Exercise details:
Reproduce exactly the lines below, from the first one through the line containing "from matplotlib.patches import Rectangle", and omit any pictures.
_ _ _
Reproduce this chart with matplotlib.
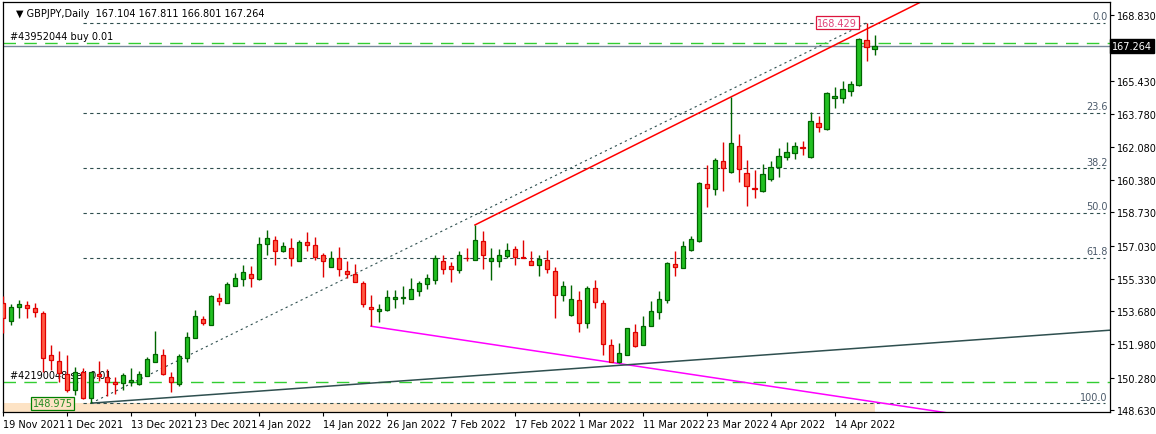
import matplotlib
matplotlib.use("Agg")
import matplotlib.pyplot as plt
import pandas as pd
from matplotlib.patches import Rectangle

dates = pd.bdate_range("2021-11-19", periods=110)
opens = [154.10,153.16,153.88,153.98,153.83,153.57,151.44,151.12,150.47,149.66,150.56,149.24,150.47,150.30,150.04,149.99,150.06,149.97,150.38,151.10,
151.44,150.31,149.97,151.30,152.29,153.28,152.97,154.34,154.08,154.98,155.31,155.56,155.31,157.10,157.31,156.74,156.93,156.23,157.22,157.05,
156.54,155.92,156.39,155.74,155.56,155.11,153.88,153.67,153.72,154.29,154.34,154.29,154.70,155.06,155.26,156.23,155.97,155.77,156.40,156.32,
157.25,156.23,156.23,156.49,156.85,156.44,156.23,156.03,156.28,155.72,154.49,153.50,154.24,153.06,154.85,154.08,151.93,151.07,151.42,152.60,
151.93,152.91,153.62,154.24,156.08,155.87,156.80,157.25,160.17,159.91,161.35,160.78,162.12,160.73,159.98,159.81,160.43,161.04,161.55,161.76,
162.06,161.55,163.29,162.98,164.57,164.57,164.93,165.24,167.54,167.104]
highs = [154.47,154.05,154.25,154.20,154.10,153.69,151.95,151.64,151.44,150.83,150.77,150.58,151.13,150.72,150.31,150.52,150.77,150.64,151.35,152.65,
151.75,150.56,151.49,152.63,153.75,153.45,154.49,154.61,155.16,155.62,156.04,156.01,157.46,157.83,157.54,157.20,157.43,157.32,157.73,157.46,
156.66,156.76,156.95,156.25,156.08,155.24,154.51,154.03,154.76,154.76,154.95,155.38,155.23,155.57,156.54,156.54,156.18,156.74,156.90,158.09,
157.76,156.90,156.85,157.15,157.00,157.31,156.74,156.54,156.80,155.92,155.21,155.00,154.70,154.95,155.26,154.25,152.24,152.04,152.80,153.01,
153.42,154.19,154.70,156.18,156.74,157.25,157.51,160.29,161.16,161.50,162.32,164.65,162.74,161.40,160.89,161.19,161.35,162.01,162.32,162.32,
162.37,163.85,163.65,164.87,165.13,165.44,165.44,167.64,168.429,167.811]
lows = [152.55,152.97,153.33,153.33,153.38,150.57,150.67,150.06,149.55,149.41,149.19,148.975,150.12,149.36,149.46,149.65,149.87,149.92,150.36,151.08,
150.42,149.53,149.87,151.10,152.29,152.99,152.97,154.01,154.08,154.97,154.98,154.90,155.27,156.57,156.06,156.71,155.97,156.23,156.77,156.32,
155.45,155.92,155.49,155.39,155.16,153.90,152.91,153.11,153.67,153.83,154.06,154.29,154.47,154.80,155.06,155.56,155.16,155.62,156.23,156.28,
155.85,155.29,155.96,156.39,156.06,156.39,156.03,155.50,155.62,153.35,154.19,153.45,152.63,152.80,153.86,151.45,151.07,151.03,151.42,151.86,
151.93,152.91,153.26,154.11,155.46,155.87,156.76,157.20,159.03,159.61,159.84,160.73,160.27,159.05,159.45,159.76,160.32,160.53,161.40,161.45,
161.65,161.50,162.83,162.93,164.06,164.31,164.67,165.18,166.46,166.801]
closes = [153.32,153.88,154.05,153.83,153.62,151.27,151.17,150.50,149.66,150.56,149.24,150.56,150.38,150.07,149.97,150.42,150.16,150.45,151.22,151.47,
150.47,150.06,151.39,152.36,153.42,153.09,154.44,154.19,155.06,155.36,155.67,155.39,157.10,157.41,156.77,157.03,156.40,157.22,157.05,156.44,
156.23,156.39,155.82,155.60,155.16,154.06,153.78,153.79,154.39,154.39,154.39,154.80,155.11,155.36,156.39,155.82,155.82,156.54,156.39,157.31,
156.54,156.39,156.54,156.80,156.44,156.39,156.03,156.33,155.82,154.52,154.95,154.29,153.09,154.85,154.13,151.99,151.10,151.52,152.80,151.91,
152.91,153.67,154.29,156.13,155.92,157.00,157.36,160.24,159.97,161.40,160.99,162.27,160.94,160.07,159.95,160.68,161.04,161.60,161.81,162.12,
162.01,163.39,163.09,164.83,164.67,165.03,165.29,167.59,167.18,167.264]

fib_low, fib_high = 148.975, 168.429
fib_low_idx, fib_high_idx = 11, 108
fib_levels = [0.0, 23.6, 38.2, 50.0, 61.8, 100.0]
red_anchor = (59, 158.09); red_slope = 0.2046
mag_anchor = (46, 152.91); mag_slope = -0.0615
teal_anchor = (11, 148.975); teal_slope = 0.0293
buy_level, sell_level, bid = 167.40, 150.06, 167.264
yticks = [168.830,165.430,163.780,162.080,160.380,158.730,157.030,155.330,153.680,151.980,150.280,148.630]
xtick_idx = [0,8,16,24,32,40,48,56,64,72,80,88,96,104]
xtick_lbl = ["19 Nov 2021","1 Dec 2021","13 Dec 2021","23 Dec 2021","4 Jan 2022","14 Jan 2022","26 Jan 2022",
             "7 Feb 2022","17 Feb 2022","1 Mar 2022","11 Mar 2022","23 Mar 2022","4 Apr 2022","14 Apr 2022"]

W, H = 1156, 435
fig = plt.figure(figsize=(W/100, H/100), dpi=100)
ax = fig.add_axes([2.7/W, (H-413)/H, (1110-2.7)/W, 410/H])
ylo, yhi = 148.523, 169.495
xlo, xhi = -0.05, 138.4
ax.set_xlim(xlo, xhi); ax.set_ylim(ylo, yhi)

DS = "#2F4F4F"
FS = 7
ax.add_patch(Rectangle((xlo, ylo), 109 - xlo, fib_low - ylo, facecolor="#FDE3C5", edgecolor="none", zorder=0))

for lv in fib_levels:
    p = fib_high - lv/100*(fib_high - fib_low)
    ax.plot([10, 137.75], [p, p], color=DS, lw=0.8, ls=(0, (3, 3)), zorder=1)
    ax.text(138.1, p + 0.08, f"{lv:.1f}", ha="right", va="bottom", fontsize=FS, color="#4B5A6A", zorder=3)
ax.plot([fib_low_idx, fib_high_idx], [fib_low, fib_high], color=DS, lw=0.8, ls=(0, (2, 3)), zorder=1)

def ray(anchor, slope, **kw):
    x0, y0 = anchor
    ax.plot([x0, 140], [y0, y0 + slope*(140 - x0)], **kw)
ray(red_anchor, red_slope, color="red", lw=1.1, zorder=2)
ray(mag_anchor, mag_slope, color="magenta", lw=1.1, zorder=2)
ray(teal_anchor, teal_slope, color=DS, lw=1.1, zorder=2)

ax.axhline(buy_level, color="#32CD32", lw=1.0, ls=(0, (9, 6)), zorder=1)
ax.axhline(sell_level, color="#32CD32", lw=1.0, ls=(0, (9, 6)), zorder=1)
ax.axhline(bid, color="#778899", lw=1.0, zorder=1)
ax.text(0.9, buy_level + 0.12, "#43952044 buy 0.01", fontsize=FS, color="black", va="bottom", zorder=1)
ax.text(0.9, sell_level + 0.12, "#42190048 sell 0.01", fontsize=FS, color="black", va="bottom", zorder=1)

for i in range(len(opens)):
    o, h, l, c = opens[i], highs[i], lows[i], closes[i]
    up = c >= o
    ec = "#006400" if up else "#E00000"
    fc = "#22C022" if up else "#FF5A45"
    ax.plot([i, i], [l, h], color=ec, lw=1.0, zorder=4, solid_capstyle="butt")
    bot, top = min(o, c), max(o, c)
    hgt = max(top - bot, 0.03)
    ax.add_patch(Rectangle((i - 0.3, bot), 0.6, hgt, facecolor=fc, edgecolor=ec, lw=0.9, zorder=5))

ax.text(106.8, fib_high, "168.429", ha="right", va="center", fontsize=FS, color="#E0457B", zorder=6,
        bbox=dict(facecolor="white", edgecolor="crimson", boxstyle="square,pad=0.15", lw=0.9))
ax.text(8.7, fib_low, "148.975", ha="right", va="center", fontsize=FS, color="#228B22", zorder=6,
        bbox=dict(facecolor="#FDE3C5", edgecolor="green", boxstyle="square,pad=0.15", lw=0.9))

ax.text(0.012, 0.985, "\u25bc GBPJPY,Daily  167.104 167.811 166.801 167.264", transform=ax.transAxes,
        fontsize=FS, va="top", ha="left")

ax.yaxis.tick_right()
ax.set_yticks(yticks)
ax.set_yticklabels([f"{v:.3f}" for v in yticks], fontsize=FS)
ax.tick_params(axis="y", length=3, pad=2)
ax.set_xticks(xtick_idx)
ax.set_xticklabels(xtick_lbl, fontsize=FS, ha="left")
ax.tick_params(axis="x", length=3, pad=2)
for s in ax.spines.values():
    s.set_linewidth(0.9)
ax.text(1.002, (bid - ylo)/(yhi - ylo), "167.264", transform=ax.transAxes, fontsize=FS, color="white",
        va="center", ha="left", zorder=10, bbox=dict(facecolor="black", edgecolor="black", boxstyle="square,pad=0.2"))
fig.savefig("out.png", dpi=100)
_ _ _
Written response:
Reproduce this chart with matplotlib.
import matplotlib
matplotlib.use("Agg")
import matplotlib.pyplot as plt
import pandas as pd
from matplotlib.patches import Rectangle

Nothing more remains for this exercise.